What's a Rydberg state, anyway?

A Rydberg state is a state of an atom or molecule in which one of the electrons has been excited to a high principal quantum number orbital. Classically, such a state corresponds to putting one electron into an orbit whose dimensions are very large compared to the size of the leftover ion core. Among the novel properties of these states are extreme sensitivity to external influences such as fields and collisions, extreme reactivity, and huge probabilities for interacting with microwave radiation. A wide variety of types of experiments of current interest in atomic, molecular, and optical physics involve the use of Rydberg states.

 

Spectroscopically, we talk about a Rydberg series as being the set of bound states of the excited electron for a given set of excited electron angular momentum quantum numbers and ion core state. If we include all of the corresponding free electron states, we have what the quantum defect theory folks would call a channel. For a channel that is not interacting with any others, the Rydberg state energies follow a simple formula, the Rydberg formula
 
                                        En,g = - (Ry)/(n - mg)2
 

where n is the principal quantum number, Ry is the Rydberg constant for the system, g represents all of the other quantum numbers, and mg is the marvelous quantum defect. The quantum defect describes how much the Rydberg series departs from the behavior of the Rydberg states of atomic hydrogen, and is directly related to the interaction of the excited electron with the leftover ion core.

 

It starts to get really interesting when you consider an energy region where there are states associated with more than one channel present.
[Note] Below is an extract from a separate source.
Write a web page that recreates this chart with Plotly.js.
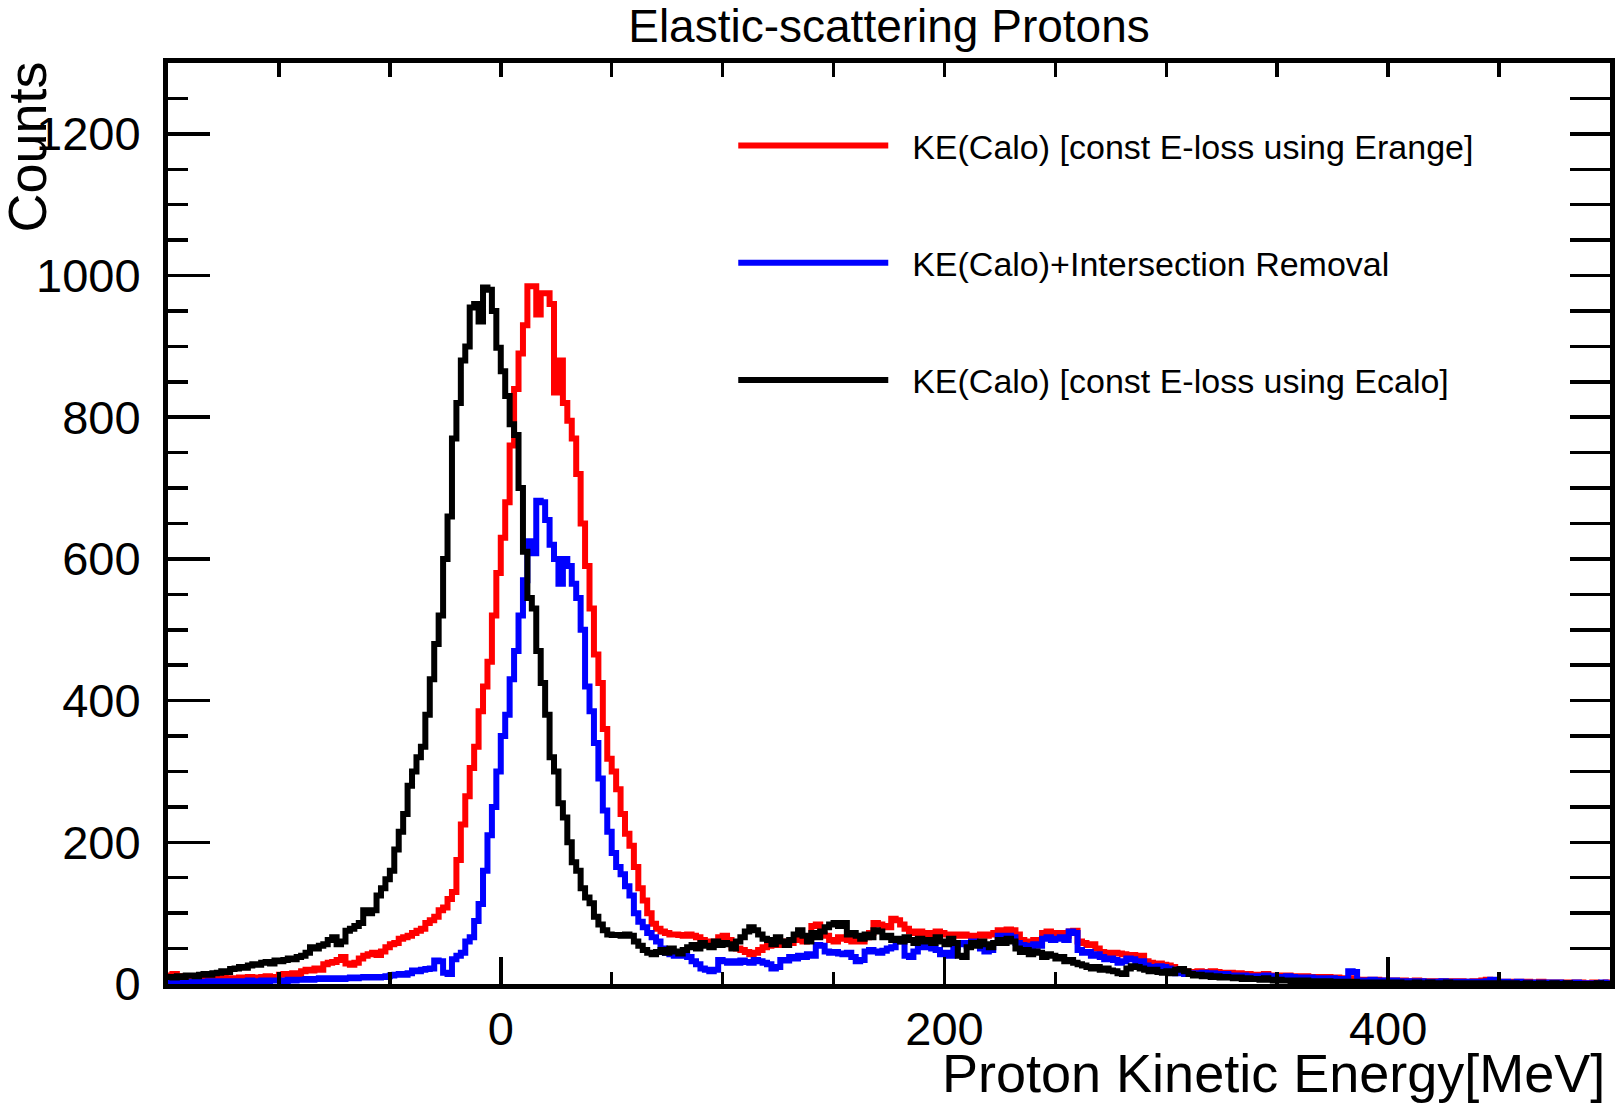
<!DOCTYPE html>
<html>
<head>
<meta charset="utf-8">
<script src="https://cdn.plot.ly/plotly-3.0.1.min.js"></script>
<style>html,body{margin:0;padding:0;background:#fff;}#chart{width:1615px;height:1110px;}</style>
</head>
<body>
<div id="chart"></div>
<script>
// Histogram binning (MeV)
const BIN_LO = -150;
const BIN_W = 2;

// KE(Calo) [const E-loss using Erange]  (red)
const ke_erange = [
  12,14,11,10,9,   8,9,7,8,9,   7,8,9,8,7,   8,9,8,10,9,   9,10,11,9,10,
  13,14,12,15,14,  18,20,19,22,20,  28,30,31,34,38,  29,27,30,36,40,  42,44,41,46,52,
  56,58,64,66,68,  72,75,78,86,90,  95,104,108,120,130,  175,225,265,305,335,  385,420,455,520,580,
  630,680,760,840,890,  930,985,985,945,975,  975,960,835,880,820,  795,770,720,650,590,  530,465,425,360,318,
  300,275,240,212,195,  165,135,118,100,85,  78,74,72,70,70,  69,68,70,68,66,  62,60,58,60,66,
  68,62,52,50,48,  45,42,44,48,52,  54,56,55,58,60,  58,62,64,60,66,  82,84,70,68,62,
  60,66,64,62,60,  64,60,66,72,86,  84,82,80,92,90,  84,78,74,72,74,  72,70,72,74,72,
  70,68,70,68,70,  68,66,68,70,68,  70,72,76,75,77,  76,70,62,60,58,  62,60,72,74,72,
  70,72,68,74,75,  60,58,55,56,50,  45,44,42,44,43,  42,40,41,38,40,  32,30,28,29,27,
  26,24,19,18,18,  17,16,18,17,16,  18,17,16,15,16,  14,15,13,14,12,  13,12,14,12,11,
  12,11,12,10,11,  10,11,9,10,10,  9,10,8,9,8,  7,8,7,6,6,  6,5,6,5,5,
  5,5,4,5,4,  4,5,4,4,3,  4,3,4,3,4,  3,4,3,3,4,  3,5,6,4,3,
  3,3,2,3,3,  2,3,2,2,3,  2,2,2,1,2,  2,1,2,2,1,  1,2,1,1,2
];

// KE(Calo)+Intersection Removal  (blue)
const ke_intersection = [
  2,3,2,3,2,   3,2,3,3,4,   3,4,3,4,3,   4,3,4,5,4,   4,5,4,5,5,
  5,4,6,5,6,   6,7,6,7,8,   7,8,7,8,7,   8,9,8,9,10,   9,10,9,10,11,
  12,13,14,13,15,  19,18,20,21,22,  33,32,16,14,35,  40,44,60,66,89,  113,160,210,250,300,
  350,380,430,470,520,  570,625,608,682,680,  655,620,600,565,600,  590,565,545,500,420,  385,340,290,245,215,
  185,165,155,138,125,  100,88,80,72,66,  60,50,44,42,40,  42,40,38,32,28,  22,20,18,20,34,
  32,30,32,30,33,  31,30,34,32,30,  28,22,24,34,33,  38,36,40,38,42,  40,55,54,46,44,
  45,43,42,44,38,  32,34,46,48,46,  44,47,50,52,60,  62,40,38,46,52,  54,52,50,48,42,
  44,40,52,56,58,  54,60,55,50,46,  48,58,68,66,68,  66,58,55,54,52,  56,54,64,66,62,
  64,66,62,74,72,  48,44,45,40,42,  38,35,36,34,30,  32,36,35,30,32,  26,24,23,25,24,
  22,20,15,16,14,  15,14,15,16,14,  15,14,13,14,12,  12,11,12,10,11,  11,10,12,11,10,
  10,9,11,10,9,  9,8,9,8,8,  8,7,8,7,7,  6,18,17,5,5,  5,6,5,4,5,
  4,5,4,4,3,  4,3,4,3,3,  3,3,4,3,3,  3,2,3,3,2,  3,2,4,6,3,
  2,3,2,2,3,  2,2,1,2,2,  1,2,1,2,1,  1,1,2,1,1,  1,1,1,2,1
];

// KE(Calo) [const E-loss using Ecalo]  (black)
const ke_ecalo = [
  10,9,11,10,12,   12,11,13,14,13,   15,16,18,17,21,   22,24,23,26,28,   27,30,31,29,33,
  32,34,36,35,38,  40,44,52,50,54,  56,62,66,56,60,  75,78,82,86,104,  100,104,125,135,148,
  160,190,215,240,280,  300,320,335,380,430,  480,520,600,660,770,  820,880,900,955,960,  935,983,980,950,898,
  865,830,790,775,700,  610,545,530,470,425,  380,320,300,255,235,  200,172,160,135,122,  114,95,84,76,70,
  69,69,68,70,68,  60,54,48,44,42,  45,48,44,50,46,  43,48,52,55,50,  58,54,52,60,55,
  58,56,50,60,66,  74,80,76,70,64,  62,56,66,60,55,  62,70,76,68,60,  72,66,74,80,84,
  86,82,86,70,72,  68,64,70,66,76,  74,66,68,62,64,  60,66,62,58,64,  60,62,58,66,60,
  56,64,58,40,38,  52,58,54,60,56,  52,58,62,58,64,  60,50,45,48,42,  46,44,38,42,40,
  36,38,32,34,30,  28,26,24,22,24,  20,22,19,18,15,  14,22,25,24,22,  20,18,20,17,16,
  18,15,20,21,18,  14,12,13,11,12,  10,11,9,10,9,  8,9,7,8,7,  7,6,8,6,5,
  6,5,5,4,5,  4,5,4,3,4,  3,4,3,3,2,  3,2,3,2,2,  2,2,1,2,2,
  2,1,2,1,1,  1,2,1,1,2,  1,1,1,2,1,  1,1,0,1,1,  1,0,1,1,0,
  1,1,0,1,0,  0,1,0,0,1,  0,0,1,0,0,  1,0,0,0,0,  0,0,1,0,0
];

const seriesNames = [
  "KE(Calo) [const E-loss using Erange]",
  "KE(Calo)+Intersection Removal",
  "KE(Calo) [const E-loss using Ecalo]"
];
const seriesColors = ["#ff0000", "#0000ff", "#000000"];
const seriesData = [ke_erange, ke_intersection, ke_ecalo];

const xTitle = "Proton Kinetic Energy[MeV]";
const yTitle = "Counts";
const plotTitle = "Elastic-scattering Protons";

const LEGEND_PAD = "\u00a0\u00a0";

function stepTrace(vals, name, color, group) {
  const xs = [], ys = [];
  for (let i = 0; i < vals.length; i++) { xs.push(BIN_LO + i * BIN_W); ys.push(vals[i]); }
  xs.push(BIN_LO + vals.length * BIN_W); ys.push(vals[vals.length - 1]);
  return {
    type: "scatter", mode: "lines", x: xs, y: ys, name: LEGEND_PAD + name,
    legendgroup: group,
    line: { shape: "hv", color: color, width: 6 },
    hoverinfo: "skip"
  };
}

const traces = seriesData.map((v, i) => stepTrace(v, seriesNames[i], seriesColors[i], "g" + i));
// helper trace to realise the top/right tick axes
traces.push({ type: "scatter", mode: "lines", x: [], y: [], xaxis: "x2", yaxis: "y2", showlegend: false, hoverinfo: "skip" });

const FONT = '"Liberation Sans", Arial, Helvetica, sans-serif';

const layout = {
  width: 1615, height: 1110,
  margin: { l: 168, r: 5, t: 63, b: 126 },
  paper_bgcolor: "#ffffff", plot_bgcolor: "#ffffff",
  font: { family: FONT, color: "#000000" },
  showlegend: true,
  title: { text: plotTitle, font: { family: FONT, size: 46, color: "#000" },
           x: 0.5, xref: "paper", xanchor: "center", y: 0.977, yref: "container", yanchor: "middle" },
  legend: {
    x: 0.392, y: 0.9415, xanchor: "left", yanchor: "top",
    bgcolor: "rgba(0,0,0,0)", borderwidth: 0,
    font: { family: FONT, size: 34, color: "#000" },
    traceorder: "grouped", tracegroupgap: 70, itemwidth: 150
  },
  xaxis: {
    range: [-150, 500], showgrid: false, zeroline: false,
    showline: true, linewidth: 5, linecolor: "#000", mirror: true,
    ticks: "inside", tick0: 0, dtick: 200, ticklen: 27, tickwidth: 3.5, tickcolor: "#000",
    minor: { ticks: "inside", dtick: 50, tick0: 0, ticklen: 12, tickwidth: 3.5, tickcolor: "#000" },
    tickfont: { family: FONT, size: 47, color: "#000" },
    ticklabelstandoff: 0
  },
  yaxis: {
    range: [0, 1300], showgrid: false, zeroline: false,
    showline: true, linewidth: 5, linecolor: "#000", mirror: true,
    ticks: "inside", tick0: 0, dtick: 200, ticklen: 42, tickwidth: 3.5, tickcolor: "#000",
    minor: { ticks: "inside", dtick: 50, tick0: 0, ticklen: 20, tickwidth: 3.5, tickcolor: "#000" },
    tickfont: { family: FONT, size: 47, color: "#000" },
    ticklabelstandoff: 13
  },
  xaxis2: {
    overlaying: "x", side: "top", range: [-150, 500], showgrid: false, zeroline: false,
    showline: false, showticklabels: false,
    ticks: "inside", tick0: 0, dtick: 50, ticklen: 14, tickwidth: 3.5, tickcolor: "#000"
  },
  yaxis2: {
    overlaying: "y", side: "right", range: [0, 1300], showgrid: false, zeroline: false,
    showline: false, showticklabels: false,
    ticks: "inside", tick0: 0, dtick: 50, ticklen: 40, tickwidth: 3.5, tickcolor: "#000"
  },
  annotations: [
    { text: xTitle, xref: "paper", yref: "paper", x: 0.998, y: -0.097, xanchor: "right", yanchor: "middle",
      showarrow: false, font: { family: FONT, size: 54, color: "#000" } },
    { text: yTitle, xref: "paper", yref: "paper", x: -0.098, y: 0.909, xanchor: "center", yanchor: "middle",
      textangle: -90, showarrow: false, font: { family: FONT, size: 54, color: "#000" } }
  ]
};

Plotly.newPlot("chart", traces, layout, { staticPlot: true, displayModeBar: false });
</script>
</body>
</html>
These different channels might, for instance, be associated with different spin-orbit states of the ion core in an atom or different rotational and vibrational states of a molecular ion core. Additional interactions which have been neglected in the definition of the channels give rise to couplings between the states of the different channels, leading to complicated energy shifts and intensity variations in the Rydberg series. If, in one or more of the channels in the energy range of interest, the excited electron is unbound (open channels), this channel interaction leads to a mixing of the bound states (in closed channels) with the unbound states and the process of autoionization. Spectra of the atom or molecule in a region of autoionization show broadened, asymmetric lines described by a thing called a Beutler-Fano profile. Multichannel quantum defect theory (MQDT) provides a unified treatment of coupled channels, both open and closed.